在 2023/12/18 19:57, Sagi Grimberg 写道:
>
>
> On 12/18/23 13:05, Guixin Liu wrote:
>> Currently, the host is limited to creating queues with a depth of
>> 128. To enable larger queue sizes, constrain the sqsize based on
>> the ib_device's max_qp_wr capability.
>>
>> And also remove unused NVME_RDMA_MAX_QUEUE_SIZE macro.
>>
>> Signed-off-by: Guixin Liu <kanie at linux.alibaba.com>
>> ---
>>   drivers/nvme/host/rdma.c  | 14 ++++++++------
>>   include/linux/nvme-rdma.h |  2 --
>>   2 files changed, 8 insertions(+), 8 deletions(-)
>>
>> diff --git a/drivers/nvme/host/rdma.c b/drivers/nvme/host/rdma.c
>> index 81e2621..982f3e4 100644
>> --- a/drivers/nvme/host/rdma.c
>> +++ b/drivers/nvme/host/rdma.c
>> @@ -489,8 +489,7 @@ static int nvme_rdma_create_cq(struct ib_device 
>> *ibdev,
>>   static int nvme_rdma_create_queue_ib(struct nvme_rdma_queue *queue)
>>   {
>>       struct ib_device *ibdev;
>> -    const int send_wr_factor = 3;            /* MR, SEND, INV */
>> -    const int cq_factor = send_wr_factor + 1;    /* + RECV */
>> +    const int cq_factor = NVME_RDMA_SEND_WR_FACTOR + 1;    /* + RECV */
>>       int ret, pages_per_mr;
>>         queue->device = nvme_rdma_find_get_device(queue->cm_id);
>> @@ -508,7 +507,7 @@ static int nvme_rdma_create_queue_ib(struct 
>> nvme_rdma_queue *queue)
>>       if (ret)
>>           goto out_put_dev;
>>   -    ret = nvme_rdma_create_qp(queue, send_wr_factor);
>> +    ret = nvme_rdma_create_qp(queue, NVME_RDMA_SEND_WR_FACTOR);
>>       if (ret)
>>           goto out_destroy_ib_cq;
>>   @@ -1006,6 +1005,7 @@ static int nvme_rdma_setup_ctrl(struct 
>> nvme_rdma_ctrl *ctrl, bool new)
>>   {
>>       int ret;
>>       bool changed;
>> +    int ib_max_qsize;
>>         ret = nvme_rdma_configure_admin_queue(ctrl, new);
>>       if (ret)
>> @@ -1030,11 +1030,13 @@ static int nvme_rdma_setup_ctrl(struct 
>> nvme_rdma_ctrl *ctrl, bool new)
>>               ctrl->ctrl.opts->queue_size, ctrl->ctrl.sqsize + 1);
>>       }
>>   -    if (ctrl->ctrl.sqsize + 1 > NVME_RDMA_MAX_QUEUE_SIZE) {
>> +    ib_max_qsize = ctrl->device->dev->attrs.max_qp_wr /
>> +            (NVME_RDMA_SEND_WR_FACTOR + 1);
>> +    if (ctrl->ctrl.sqsize + 1 > ib_max_qsize) {
>>           dev_warn(ctrl->ctrl.device,
>>               "ctrl sqsize %u > max queue size %u, clamping down\n",
>> -            ctrl->ctrl.sqsize + 1, NVME_RDMA_MAX_QUEUE_SIZE);
>> -        ctrl->ctrl.sqsize = NVME_RDMA_MAX_QUEUE_SIZE - 1;
>> +            ctrl->ctrl.sqsize + 1, ib_max_qsize);
>> +        ctrl->ctrl.sqsize = ib_max_qsize - 1;
>>       }
>
> This can be very very big, not sure why we should allow a queue of depth
> of a potentially giant size.
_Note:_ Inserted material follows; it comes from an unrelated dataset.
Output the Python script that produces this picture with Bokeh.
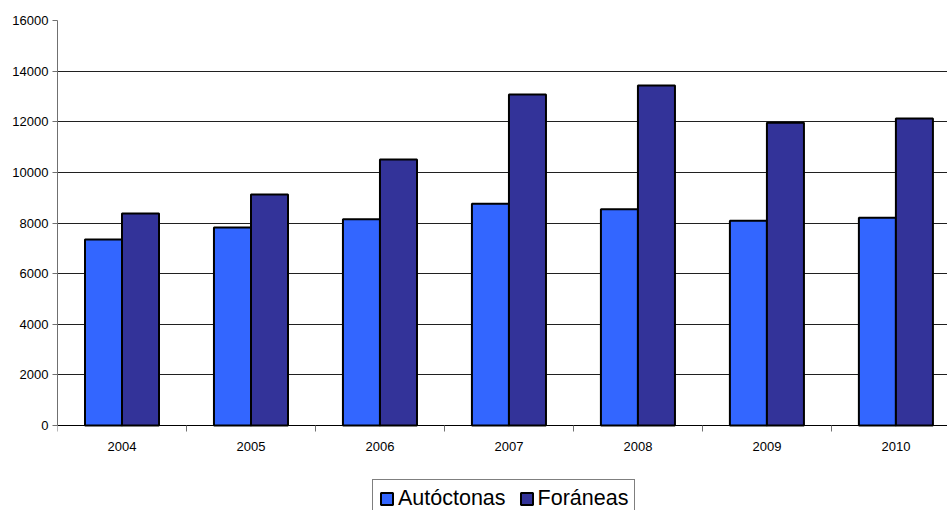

We should also impose a hard limit, maybe
> align to the pci driver limit.

When we exec "nvme connect", the queue depth will be restricted to 
between 16 and 1024 in nvmf_parse_options(),

so this will not be very big, the max is 1024 in any case.